I am a Utah resident, but I believe that Utah needs to make changes for residents AND non-residents. 1:1372 is crazy for a Henry's Tag for NR; but it is 1:227 for a resident. For all intents and purposes it is still a OIL tag...MAYBE...IF YOU ARE LUCKY.
Now, I understand that nobody has a "right" to hunt the Henry's, but my kids will probably never hunt a premium deer or elk unit in Utah. They are too far behind the curve.
As long as Utah wants to allow 95% success rates on rutting 370+ elk with a rifle...too few hunters will get through the system each year. We can't kill more elk and keep the same quality, but we can allow more hunters in the field as long as we keep the same harvest numbers.
The only way to do that is allocate a higher percentage of tags to "primitive" weapons, or take rifle out of the rut. How many Western states have rifle hunts during the rut in every LE unit? NONE. Is this really where our priorities are?

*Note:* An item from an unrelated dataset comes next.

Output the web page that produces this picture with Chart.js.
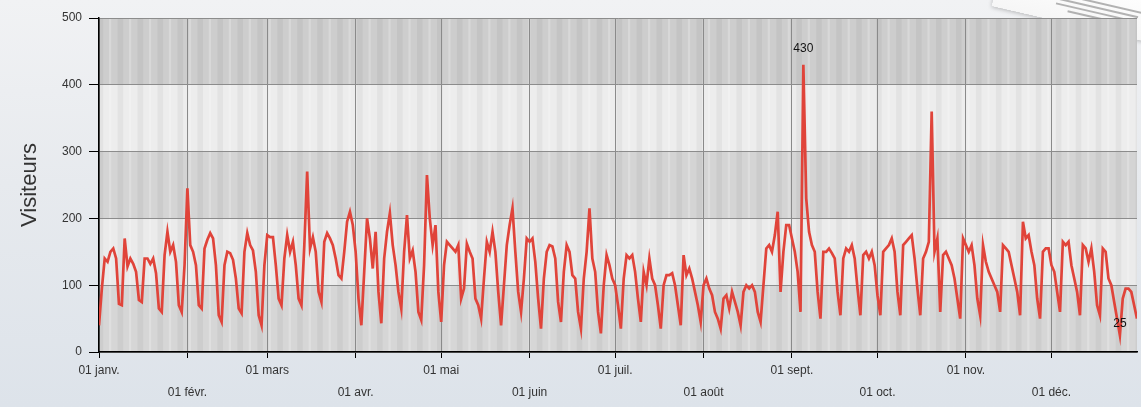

Maybe we need to limit "primitive" weapons lethality. Maybe our guns/bows are just too lethal, at too great a distance. Maybe we need to make people choose between General hunts and LE hunts (i.e... you can't build a deer point and hunt general deer in the same year).
I don't know if these are answers, but my concern is long-term. What incentive is there for a younster to even start the points game in Utah? A San Juan rifle tag will take, statistically, over 60 years to draw. It is hard to tell a 15 year old, "If you start now and don't miss a year, you can hunt elk when you are 80 years old."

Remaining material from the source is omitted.